* **Collected material**
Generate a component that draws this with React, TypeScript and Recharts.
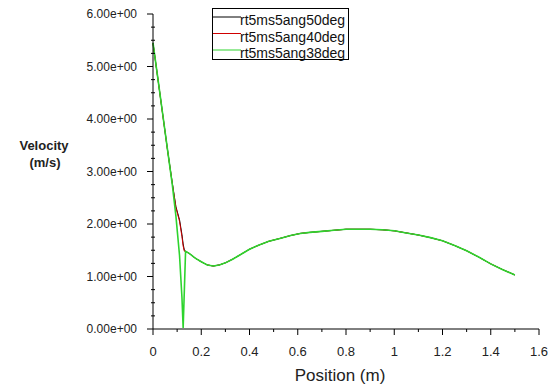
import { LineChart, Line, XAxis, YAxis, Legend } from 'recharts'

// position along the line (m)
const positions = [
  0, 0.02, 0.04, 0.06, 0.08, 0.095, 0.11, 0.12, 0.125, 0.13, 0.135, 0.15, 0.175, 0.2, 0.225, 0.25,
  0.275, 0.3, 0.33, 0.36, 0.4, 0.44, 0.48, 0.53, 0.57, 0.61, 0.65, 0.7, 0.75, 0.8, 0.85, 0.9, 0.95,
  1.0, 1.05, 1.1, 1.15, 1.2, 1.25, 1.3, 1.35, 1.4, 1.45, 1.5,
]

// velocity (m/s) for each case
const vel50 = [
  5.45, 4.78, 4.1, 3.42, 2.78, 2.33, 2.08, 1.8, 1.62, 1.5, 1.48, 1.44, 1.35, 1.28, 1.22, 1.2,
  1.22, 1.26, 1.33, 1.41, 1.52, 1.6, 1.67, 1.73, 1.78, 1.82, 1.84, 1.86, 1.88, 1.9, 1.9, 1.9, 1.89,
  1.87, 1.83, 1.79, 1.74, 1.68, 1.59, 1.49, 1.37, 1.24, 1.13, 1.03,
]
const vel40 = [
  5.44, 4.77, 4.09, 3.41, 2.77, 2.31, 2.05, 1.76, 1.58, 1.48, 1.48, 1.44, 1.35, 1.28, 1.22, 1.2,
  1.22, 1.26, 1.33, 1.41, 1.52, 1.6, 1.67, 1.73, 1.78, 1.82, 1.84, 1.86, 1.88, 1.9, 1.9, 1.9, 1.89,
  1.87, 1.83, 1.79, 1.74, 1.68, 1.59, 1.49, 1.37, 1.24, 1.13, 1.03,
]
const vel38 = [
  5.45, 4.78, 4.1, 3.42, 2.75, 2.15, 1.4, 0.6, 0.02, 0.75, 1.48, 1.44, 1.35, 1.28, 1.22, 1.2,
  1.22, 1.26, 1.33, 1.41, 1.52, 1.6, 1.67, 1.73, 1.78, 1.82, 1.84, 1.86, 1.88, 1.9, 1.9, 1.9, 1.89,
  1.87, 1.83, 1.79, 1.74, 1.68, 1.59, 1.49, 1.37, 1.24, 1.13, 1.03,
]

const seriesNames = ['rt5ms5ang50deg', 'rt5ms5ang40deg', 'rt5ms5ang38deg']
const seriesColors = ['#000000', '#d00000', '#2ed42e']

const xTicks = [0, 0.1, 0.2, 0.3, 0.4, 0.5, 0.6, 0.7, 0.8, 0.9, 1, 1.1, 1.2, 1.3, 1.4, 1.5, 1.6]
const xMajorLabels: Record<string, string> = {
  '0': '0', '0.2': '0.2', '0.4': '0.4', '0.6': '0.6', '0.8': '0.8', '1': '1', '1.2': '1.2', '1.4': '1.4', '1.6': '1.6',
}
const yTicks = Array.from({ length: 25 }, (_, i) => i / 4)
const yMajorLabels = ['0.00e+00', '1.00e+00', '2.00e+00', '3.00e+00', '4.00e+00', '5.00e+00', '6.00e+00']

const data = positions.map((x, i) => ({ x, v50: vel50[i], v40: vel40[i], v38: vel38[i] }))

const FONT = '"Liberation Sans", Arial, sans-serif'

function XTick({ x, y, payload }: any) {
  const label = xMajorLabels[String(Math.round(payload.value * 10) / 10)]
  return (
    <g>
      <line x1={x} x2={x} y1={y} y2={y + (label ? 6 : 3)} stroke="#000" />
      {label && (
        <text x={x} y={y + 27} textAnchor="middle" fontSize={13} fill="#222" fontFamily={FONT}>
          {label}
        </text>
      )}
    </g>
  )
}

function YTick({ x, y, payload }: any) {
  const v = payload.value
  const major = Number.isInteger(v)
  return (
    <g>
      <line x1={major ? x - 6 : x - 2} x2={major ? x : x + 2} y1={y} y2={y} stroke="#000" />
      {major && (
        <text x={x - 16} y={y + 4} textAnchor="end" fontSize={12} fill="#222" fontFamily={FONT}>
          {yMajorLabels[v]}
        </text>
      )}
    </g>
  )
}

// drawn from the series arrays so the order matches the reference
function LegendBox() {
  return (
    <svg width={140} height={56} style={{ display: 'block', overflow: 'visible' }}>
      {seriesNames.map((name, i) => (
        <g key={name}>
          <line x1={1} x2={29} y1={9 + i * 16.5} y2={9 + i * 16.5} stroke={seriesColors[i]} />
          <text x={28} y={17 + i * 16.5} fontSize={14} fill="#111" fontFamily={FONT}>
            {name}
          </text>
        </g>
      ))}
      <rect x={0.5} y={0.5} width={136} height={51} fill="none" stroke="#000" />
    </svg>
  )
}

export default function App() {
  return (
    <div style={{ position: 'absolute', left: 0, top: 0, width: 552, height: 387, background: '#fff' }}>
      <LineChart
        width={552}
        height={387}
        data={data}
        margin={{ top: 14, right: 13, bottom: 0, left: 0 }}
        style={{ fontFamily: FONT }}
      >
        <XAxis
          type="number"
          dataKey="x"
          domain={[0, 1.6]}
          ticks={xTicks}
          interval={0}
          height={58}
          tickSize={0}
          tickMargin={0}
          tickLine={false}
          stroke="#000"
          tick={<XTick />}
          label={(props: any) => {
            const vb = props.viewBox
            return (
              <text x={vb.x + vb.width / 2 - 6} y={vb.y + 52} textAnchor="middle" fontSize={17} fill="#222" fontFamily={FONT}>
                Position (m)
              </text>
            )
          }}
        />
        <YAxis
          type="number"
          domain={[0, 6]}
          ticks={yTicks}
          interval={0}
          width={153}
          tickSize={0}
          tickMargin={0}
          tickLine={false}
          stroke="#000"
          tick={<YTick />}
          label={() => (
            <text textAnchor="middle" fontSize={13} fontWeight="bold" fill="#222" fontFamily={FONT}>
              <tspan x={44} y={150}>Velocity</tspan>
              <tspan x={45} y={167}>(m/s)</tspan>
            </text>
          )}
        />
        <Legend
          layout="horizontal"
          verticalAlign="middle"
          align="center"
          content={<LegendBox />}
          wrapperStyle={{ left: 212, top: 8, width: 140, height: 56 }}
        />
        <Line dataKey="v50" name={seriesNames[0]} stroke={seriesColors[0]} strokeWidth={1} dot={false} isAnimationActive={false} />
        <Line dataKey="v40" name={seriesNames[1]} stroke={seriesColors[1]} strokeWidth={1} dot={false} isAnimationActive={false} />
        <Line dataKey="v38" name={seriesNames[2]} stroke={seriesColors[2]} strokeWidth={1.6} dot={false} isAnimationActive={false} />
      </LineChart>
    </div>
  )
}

* **The task**
The pictures should not be reproduced; quote all of the other material exactly.

* **Complete output**
Generate a component that draws this with React, TypeScript and Recharts.
import { LineChart, Line, XAxis, YAxis, Legend } from 'recharts'

// position along the line (m)
const positions = [
  0, 0.02, 0.04, 0.06, 0.08, 0.095, 0.11, 0.12, 0.125, 0.13, 0.135, 0.15, 0.175, 0.2, 0.225, 0.25,
  0.275, 0.3, 0.33, 0.36, 0.4, 0.44, 0.48, 0.53, 0.57, 0.61, 0.65, 0.7, 0.75, 0.8, 0.85, 0.9, 0.95,
  1.0, 1.05, 1.1, 1.15, 1.2, 1.25, 1.3, 1.35, 1.4, 1.45, 1.5,
]

// velocity (m/s) for each case
const vel50 = [
  5.45, 4.78, 4.1, 3.42, 2.78, 2.33, 2.08, 1.8, 1.62, 1.5, 1.48, 1.44, 1.35, 1.28, 1.22, 1.2,
  1.22, 1.26, 1.33, 1.41, 1.52, 1.6, 1.67, 1.73, 1.78, 1.82, 1.84, 1.86, 1.88, 1.9, 1.9, 1.9, 1.89,
  1.87, 1.83, 1.79, 1.74, 1.68, 1.59, 1.49, 1.37, 1.24, 1.13, 1.03,
]
const vel40 = [
  5.44, 4.77, 4.09, 3.41, 2.77, 2.31, 2.05, 1.76, 1.58, 1.48, 1.48, 1.44, 1.35, 1.28, 1.22, 1.2,
  1.22, 1.26, 1.33, 1.41, 1.52, 1.6, 1.67, 1.73, 1.78, 1.82, 1.84, 1.86, 1.88, 1.9, 1.9, 1.9, 1.89,
  1.87, 1.83, 1.79, 1.74, 1.68, 1.59, 1.49, 1.37, 1.24, 1.13, 1.03,
]
const vel38 = [
  5.45, 4.78, 4.1, 3.42, 2.75, 2.15, 1.4, 0.6, 0.02, 0.75, 1.48, 1.44, 1.35, 1.28, 1.22, 1.2,
  1.22, 1.26, 1.33, 1.41, 1.52, 1.6, 1.67, 1.73, 1.78, 1.82, 1.84, 1.86, 1.88, 1.9, 1.9, 1.9, 1.89,
  1.87, 1.83, 1.79, 1.74, 1.68, 1.59, 1.49, 1.37, 1.24, 1.13, 1.03,
]

const seriesNames = ['rt5ms5ang50deg', 'rt5ms5ang40deg', 'rt5ms5ang38deg']
const seriesColors = ['#000000', '#d00000', '#2ed42e']

const xTicks = [0, 0.1, 0.2, 0.3, 0.4, 0.5, 0.6, 0.7, 0.8, 0.9, 1, 1.1, 1.2, 1.3, 1.4, 1.5, 1.6]
const xMajorLabels: Record<string, string> = {
  '0': '0', '0.2': '0.2', '0.4': '0.4', '0.6': '0.6', '0.8': '0.8', '1': '1', '1.2': '1.2', '1.4': '1.4', '1.6': '1.6',
}
const yTicks = Array.from({ length: 25 }, (_, i) => i / 4)
const yMajorLabels = ['0.00e+00', '1.00e+00', '2.00e+00', '3.00e+00', '4.00e+00', '5.00e+00', '6.00e+00']

const data = positions.map((x, i) => ({ x, v50: vel50[i], v40: vel40[i], v38: vel38[i] }))

const FONT = '"Liberation Sans", Arial, sans-serif'

function XTick({ x, y, payload }: any) {
  const label = xMajorLabels[String(Math.round(payload.value * 10) / 10)]
  return (
    <g>
      <line x1={x} x2={x} y1={y} y2={y + (label ? 6 : 3)} stroke="#000" />
      {label && (
        <text x={x} y={y + 27} textAnchor="middle" fontSize={13} fill="#222" fontFamily={FONT}>
          {label}
        </text>
      )}
    </g>
  )
}

function YTick({ x, y, payload }: any) {
  const v = payload.value
  const major = Number.isInteger(v)
  return (
    <g>
      <line x1={major ? x - 6 : x - 2} x2={major ? x : x + 2} y1={y} y2={y} stroke="#000" />
      {major && (
        <text x={x - 16} y={y + 4} textAnchor="end" fontSize={12} fill="#222" fontFamily={FONT}>
          {yMajorLabels[v]}
        </text>
      )}
    </g>
  )
}

// drawn from the series arrays so the order matches the reference
function LegendBox() {
  return (
    <svg width={140} height={56} style={{ display: 'block', overflow: 'visible' }}>
      {seriesNames.map((name, i) => (
        <g key={name}>
          <line x1={1} x2={29} y1={9 + i * 16.5} y2={9 + i * 16.5} stroke={seriesColors[i]} />
          <text x={28} y={17 + i * 16.5} fontSize={14} fill="#111" fontFamily={FONT}>
            {name}
          </text>
        </g>
      ))}
      <rect x={0.5} y={0.5} width={136} height={51} fill="none" stroke="#000" />
    </svg>
  )
}

export default function App() {
  return (
    <div style={{ position: 'absolute', left: 0, top: 0, width: 552, height: 387, background: '#fff' }}>
      <LineChart
        width={552}
        height={387}
        data={data}
        margin={{ top: 14, right: 13, bottom: 0, left: 0 }}
        style={{ fontFamily: FONT }}
      >
        <XAxis
          type="number"
          dataKey="x"
          domain={[0, 1.6]}
          ticks={xTicks}
          interval={0}
          height={58}
          tickSize={0}
          tickMargin={0}
          tickLine={false}
          stroke="#000"
          tick={<XTick />}
          label={(props: any) => {
            const vb = props.viewBox
            return (
              <text x={vb.x + vb.width / 2 - 6} y={vb.y + 52} textAnchor="middle" fontSize={17} fill="#222" fontFamily={FONT}>
                Position (m)
              </text>
            )
          }}
        />
        <YAxis
          type="number"
          domain={[0, 6]}
          ticks={yTicks}
          interval={0}
          width={153}
          tickSize={0}
          tickMargin={0}
          tickLine={false}
          stroke="#000"
          tick={<YTick />}
          label={() => (
            <text textAnchor="middle" fontSize={13} fontWeight="bold" fill="#222" fontFamily={FONT}>
              <tspan x={44} y={150}>Velocity</tspan>
              <tspan x={45} y={167}>(m/s)</tspan>
            </text>
          )}
        />
        <Legend
          layout="horizontal"
          verticalAlign="middle"
          align="center"
          content={<LegendBox />}
          wrapperStyle={{ left: 212, top: 8, width: 140, height: 56 }}
        />
        <Line dataKey="v50" name={seriesNames[0]} stroke={seriesColors[0]} strokeWidth={1} dot={false} isAnimationActive={false} />
        <Line dataKey="v40" name={seriesNames[1]} stroke={seriesColors[1]} strokeWidth={1} dot={false} isAnimationActive={false} />
        <Line dataKey="v38" name={seriesNames[2]} stroke={seriesColors[2]} strokeWidth={1.6} dot={false} isAnimationActive={false} />
      </LineChart>
    </div>
  )
}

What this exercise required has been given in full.